Late arcs also scale power quickly once Jaha leaves inn-era underdog status. Early regression charm — outthinking bullies with cult-grade technique — fades when continent-level factions enter. The tradeoff is spectacle: rooftop duels and demonic-artifact set pieces deliver some of the best murim action on WEBTOON, but readers who loved slum politics may miss that intimacy.
Who Should Read This
Murim regression fans who want chaotic MC energy should start here instead of orthodox sect rebuilds. Pair with Nano Machine for biomechanical murim horror, or Absolute Regression for colder tactical regression. Avoid pairing with Reborn as the Heavenly Demon in the same week — similar marketing keywords, opposite tone.

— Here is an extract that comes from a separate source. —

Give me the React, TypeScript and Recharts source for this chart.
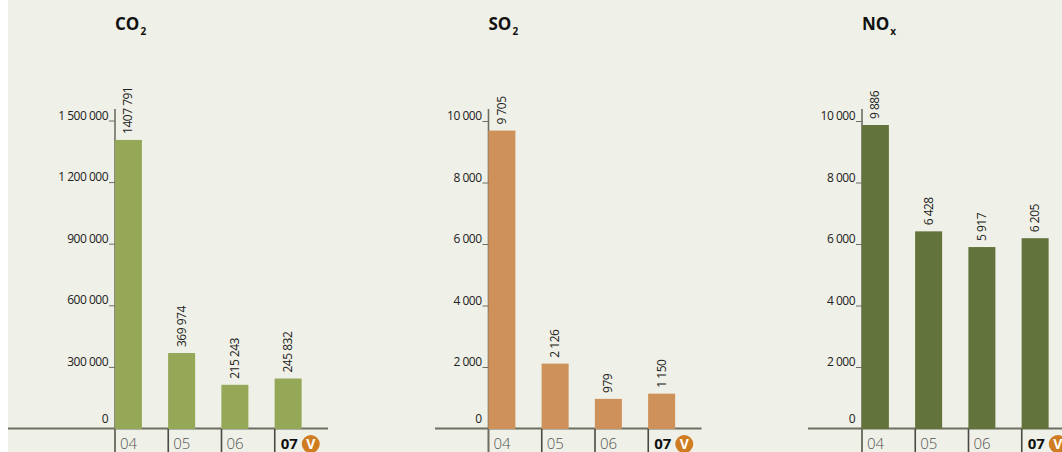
import React from "react";
import { BarChart, Bar, XAxis, YAxis, LabelList } from "recharts";

const categories = ["04", "05", "06", "07"];
const co2Values = [1407791, 369974, 215243, 245832];
const so2Values = [9705, 2126, 979, 1150];
const noxValues = [9886, 6428, 5917, 6205];
const co2Labels = ["1407 791", "369 974", "215 243", "245 832"];
const so2Labels = ["9 705", "2 126", "979", "1 150"];
const noxLabels = ["9 886", "6 428", "5 917", "6 205"];
const co2Ticks = [0, 300000, 600000, 900000, 1200000, 1500000];
const pollutionTicks = [0, 2000, 4000, 6000, 8000, 10000];

const FONT = "'Open Sans', 'Noto Sans', sans-serif";
const BG = "#eff0e7";
const AXIS = "#6e6e62";
const PLOT_W = 213;
const BAR_W = 27;
const PLOT_H = 320;
const BAND = PLOT_W / 4;
const SHIFT = (BAND - BAR_W) / 2;
const SPACE = "\u00a0";

const fmt = (v: number) => String(v).replace(/\B(?=(\d{3})+(?!\d))/g, SPACE);

function YTick({ x, y, payload }: any) {
  const isZero = payload.value === 0;
  return (
    <g>
      {!isZero && <line x1={x} x2={x + 6} y1={y} y2={y} stroke={AXIS} strokeWidth={1} />}
      <text x={x - 1} y={y - (isZero ? 10 : 5.5)} dy={4} textAnchor="end" fontSize={12} letterSpacing={-0.5} fontFamily={FONT} fill="#222">
        {fmt(payload.value)}
      </text>
    </g>
  );
}

function XTick({ x, y, payload, index }: any) {
  const left = x - BAND / 2;
  const last = payload.value === "07";
  return (
    <g>
      <line x1={left} x2={left} y1={y - 6} y2={y + 23} stroke={index === 0 ? AXIS : "#4a4a44"} strokeWidth={1.6} />
      <text
        x={left + (last ? 6 : 5)}
        y={y + 14}
        fontSize={15}
        fontWeight={last ? 700 : 300}
        fontFamily={FONT}
        fill={last ? "#111" : "#555"}
      >
        {payload.value}
      </text>
      {last && (
        <g>
          <circle cx={left + 36} cy={y + 9} r={9} fill="#d07d22" />
          <text x={left + 36} y={y + 14} textAnchor="middle" fontSize={14} fontWeight={700} fontFamily={FONT} fill="#fff">
            V
          </text>
        </g>
      )}
    </g>
  );
}

function ShiftedBar({ x, y, width, height, fill }: any) {
  return <rect x={x - SHIFT} y={y} width={width} height={height} fill={fill} />;
}

function Panel({ left, axisX, width, title, sub, values, labels, ticks, max, color }: any) {
  const rows = categories.map((c, i) => ({ c, v: values[i], l: labels[i] }));
  const yw = axisX - left;
  const LabelRot = (p: any) => {
    const cx = p.x - SHIFT + p.width / 2 + 4;
    const ty = p.y - 6;
    return (
      <text x={cx} y={ty} transform={`rotate(-90 ${cx} ${ty})`} fontSize={12} letterSpacing={-0.5} fontFamily={FONT} fill="#222">
        {String(p.value).replace(" ", SPACE)}
      </text>
    );
  };
  return (
    <div style={{ position: "absolute", left: left - 8, top: 0 }}>
      <BarChart
        width={width}
        height={452}
        data={rows}
        margin={{ top: 109, bottom: 0, left: 0, right: width - yw - PLOT_W }}
        barCategoryGap={0}
      >
        <XAxis dataKey="c" height={23} axisLine={false} tickLine={false} tick={<XTick />} interval={0} tickMargin={0} />
        <YAxis width={yw} domain={[0, max]} ticks={ticks} interval={0} axisLine={false} tickLine={false} tick={<YTick />} tickMargin={0} />
        <Bar dataKey="v" barSize={BAR_W} fill={color} isAnimationActive={false} shape={<ShiftedBar />}>
          <LabelList dataKey="l" content={LabelRot} />
        </Bar>
        <line x1={yw} x2={yw} y1={109} y2={452} stroke={AXIS} strokeWidth={1.6} />
        <line x1={0} x2={yw + PLOT_W} y1={428.5} y2={428.5} stroke={AXIS} strokeWidth={2} />
        <text x={yw} y={30} fontSize={17} fontWeight={700} fontFamily={FONT} fill="#111">
          {title}
          <tspan fontSize={10} dy={5} dx={1}>{sub}</tspan>
        </text>
      </BarChart>
    </div>
  );
}

export default function App() {
  return (
    <div style={{ position: "absolute", left: 8, top: 0, width: 1054, height: 452, background: BG, overflow: "hidden" }}>
      <Panel left={8} axisX={115} width={344} title="CO" sub="2" values={co2Values} labels={co2Labels} ticks={co2Ticks} max={(PLOT_H * 1500000) / 308} color="#95a857" />
      <Panel left={435} axisX={488.5} width={290} title="SO" sub="2" values={so2Values} labels={so2Labels} ticks={pollutionTicks} max={(PLOT_H * 10000) / 307.5} color="#cd9159" />
      <Panel left={808} axisX={862} width={270} title="NO" sub="x" values={noxValues} labels={noxLabels} ticks={pollutionTicks} max={(PLOT_H * 10000) / 307.5} color="#62733c" />
    </div>
  );
}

Read on WEBTOON and Naver Series via our where-to-read guide.
FAQ
Is Return of the Mad Demon the same as Reborn as the Heavenly Demon?
No — Return of the Mad Demon (광마회귀) follows Jaha Lee's demonic-cult regression; Reborn as the Heavenly Demon (환생천마) follows Cheon Hajin in Byeok Ridan's body.
Where can I read Return of the Mad Demon legally?
WEBTOON hosts the official English release; Naver Series publishes the Korean webtoon 광마회귀.
Who is Jaha Lee?
Jaha Lee, the Mad Demon, obsessed with martial arts until demonic-cult pursuit sent him off a cliff — he wakes young again at an inn with foreknowledge and sharper cruelty.